Я была очень осторожна, с тех пор как он сделал такое впервые. Тогда Лесоруб вырвал у меня еду прежде, чем я поднесла ее ко рту. Позднее он рассказал, что это был упакованный квадратик сливочного сыра, покрытого толстым слоем зеленой плесени. На этот раз Лис положил что-то теплое мне на руку и подтолкнул ее ко рту. Я услышала искаженный звук его громкого хихиканья, когда в смятении отшатнулась от его пениса. Его голос прошептал прямо в мое ухо-раковину:
— Ну что, не хочешь взять его в рот? Может, вместо этого мне облизать тебя?
Это был один из тех редких дней, когда Лесоруба не было, и я покрылась испариной от ужаса при мысли, что Лис и Мясник могут со мной сделать. Но я подумала: похоже, Лесоруб главный среди них, он отвечает за мое состояние перед боссом. Они не решатся надругаться надо мной даже в его отсутствие. Он не раз напоминал, что я должна быть благодарна ему за то, что со мной прилично обращаются, и я действительно испытывала благодарность. Я не смогла бы его узнать, даже голос — вряд ли.

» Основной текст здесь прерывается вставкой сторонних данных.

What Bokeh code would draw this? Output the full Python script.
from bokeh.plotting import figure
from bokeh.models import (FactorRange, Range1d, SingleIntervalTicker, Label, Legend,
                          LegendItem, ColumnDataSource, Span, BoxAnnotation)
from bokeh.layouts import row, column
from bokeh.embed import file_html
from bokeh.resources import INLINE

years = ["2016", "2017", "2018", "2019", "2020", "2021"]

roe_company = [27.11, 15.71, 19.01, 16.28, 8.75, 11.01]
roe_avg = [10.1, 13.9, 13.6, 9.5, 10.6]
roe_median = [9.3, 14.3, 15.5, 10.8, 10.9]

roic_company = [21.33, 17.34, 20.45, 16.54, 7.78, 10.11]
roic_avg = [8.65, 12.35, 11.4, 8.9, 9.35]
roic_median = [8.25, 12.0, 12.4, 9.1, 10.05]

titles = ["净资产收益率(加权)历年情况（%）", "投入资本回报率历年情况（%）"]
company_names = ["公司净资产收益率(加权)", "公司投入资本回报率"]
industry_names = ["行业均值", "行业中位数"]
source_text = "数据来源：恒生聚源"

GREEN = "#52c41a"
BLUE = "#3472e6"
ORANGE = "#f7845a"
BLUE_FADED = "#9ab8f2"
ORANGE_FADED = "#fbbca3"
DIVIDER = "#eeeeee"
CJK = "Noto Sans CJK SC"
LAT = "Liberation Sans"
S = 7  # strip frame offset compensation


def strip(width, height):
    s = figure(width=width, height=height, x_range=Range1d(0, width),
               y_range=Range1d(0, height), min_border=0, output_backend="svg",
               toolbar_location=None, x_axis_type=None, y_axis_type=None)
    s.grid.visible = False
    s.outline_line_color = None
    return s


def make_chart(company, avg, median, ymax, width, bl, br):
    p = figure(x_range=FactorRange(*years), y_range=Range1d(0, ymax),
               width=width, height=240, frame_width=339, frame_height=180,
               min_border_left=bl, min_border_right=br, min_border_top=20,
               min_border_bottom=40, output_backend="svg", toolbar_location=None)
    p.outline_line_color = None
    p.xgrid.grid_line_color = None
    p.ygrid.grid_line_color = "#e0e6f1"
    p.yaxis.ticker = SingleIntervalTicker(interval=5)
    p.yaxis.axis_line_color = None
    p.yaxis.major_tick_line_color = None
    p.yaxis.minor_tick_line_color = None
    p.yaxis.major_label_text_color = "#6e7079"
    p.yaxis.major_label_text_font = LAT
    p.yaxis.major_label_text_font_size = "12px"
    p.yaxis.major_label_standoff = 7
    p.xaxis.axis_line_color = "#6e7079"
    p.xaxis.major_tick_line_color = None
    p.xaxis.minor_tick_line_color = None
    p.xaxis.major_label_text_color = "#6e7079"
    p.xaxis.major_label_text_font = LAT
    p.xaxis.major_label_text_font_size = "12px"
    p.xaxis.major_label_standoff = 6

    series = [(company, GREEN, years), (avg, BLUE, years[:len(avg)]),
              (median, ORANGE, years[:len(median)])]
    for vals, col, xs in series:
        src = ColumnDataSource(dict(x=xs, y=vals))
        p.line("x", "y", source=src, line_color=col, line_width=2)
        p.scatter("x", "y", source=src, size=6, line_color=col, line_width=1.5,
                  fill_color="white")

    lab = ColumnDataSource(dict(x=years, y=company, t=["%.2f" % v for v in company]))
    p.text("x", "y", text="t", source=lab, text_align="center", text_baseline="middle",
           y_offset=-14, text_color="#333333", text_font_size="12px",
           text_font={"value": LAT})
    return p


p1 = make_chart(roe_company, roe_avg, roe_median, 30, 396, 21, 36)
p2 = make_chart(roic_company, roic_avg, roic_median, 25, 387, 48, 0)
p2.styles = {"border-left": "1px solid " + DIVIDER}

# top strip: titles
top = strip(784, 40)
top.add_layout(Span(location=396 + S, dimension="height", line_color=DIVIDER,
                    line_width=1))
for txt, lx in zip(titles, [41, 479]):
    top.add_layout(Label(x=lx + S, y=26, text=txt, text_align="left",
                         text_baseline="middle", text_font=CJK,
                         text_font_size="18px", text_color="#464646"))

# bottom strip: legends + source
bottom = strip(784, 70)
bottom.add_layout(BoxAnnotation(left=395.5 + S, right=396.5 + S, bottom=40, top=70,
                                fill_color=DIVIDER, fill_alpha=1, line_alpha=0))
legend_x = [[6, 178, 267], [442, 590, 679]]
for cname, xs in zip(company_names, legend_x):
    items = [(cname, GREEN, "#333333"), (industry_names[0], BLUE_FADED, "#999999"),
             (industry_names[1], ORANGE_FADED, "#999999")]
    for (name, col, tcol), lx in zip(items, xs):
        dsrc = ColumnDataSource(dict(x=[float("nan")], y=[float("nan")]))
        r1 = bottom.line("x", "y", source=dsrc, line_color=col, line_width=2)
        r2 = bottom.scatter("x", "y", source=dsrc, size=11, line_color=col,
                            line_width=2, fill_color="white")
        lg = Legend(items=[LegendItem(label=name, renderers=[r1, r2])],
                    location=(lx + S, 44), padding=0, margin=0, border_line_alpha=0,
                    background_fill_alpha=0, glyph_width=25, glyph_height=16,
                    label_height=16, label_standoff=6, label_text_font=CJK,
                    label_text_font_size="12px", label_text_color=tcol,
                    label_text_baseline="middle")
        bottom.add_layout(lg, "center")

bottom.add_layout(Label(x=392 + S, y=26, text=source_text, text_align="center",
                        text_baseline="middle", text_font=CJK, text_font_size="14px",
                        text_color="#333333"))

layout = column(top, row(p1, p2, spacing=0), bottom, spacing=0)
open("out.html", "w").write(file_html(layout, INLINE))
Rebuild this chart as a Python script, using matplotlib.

Когда, перед тем как мне следовало заползти в палатку, Лесоруб застегивал цепь у меня на лодыжке и наклонился близко, я спросила:
— Вы поменяете повязку на глазах сейчас?
— Позже.
На самом деле я хотела спросить, принесет ли он газету со статьей обо мне, как обещал, но не решилась из страха показаться навязчивой. Он ушел с моими ботинками, я вползла внутрь и устроилась поверх спального мешка, поскольку в тот день холод отступил. Я обнаружила, что, если кладу руки под шею и поддерживаю голову так, чтобы не давить на «камни» в ушах, боль вполне терпима. Однако после нескольких ночей сна в такой позе страшно разболелись плечи, поэтому я стала использовать для поддержки рулон туалетной бумаги. Я с нетерпением ждала этого момента уединения, как ждут просмотра любимой развлекательной телепрограммы. Но мое развлечение ограничивалось мыслями и воспоминаниями. Было в этом даже что-то притягательное после многих лет постоянной гонки, бесконечных усилий, необходимых, чтобы удержаться на плаву, ловкого жонглирования средствами, которых не хватало, а затем, позже, — стараний сохранить с таким трудом выцарапанный у судьбы успех.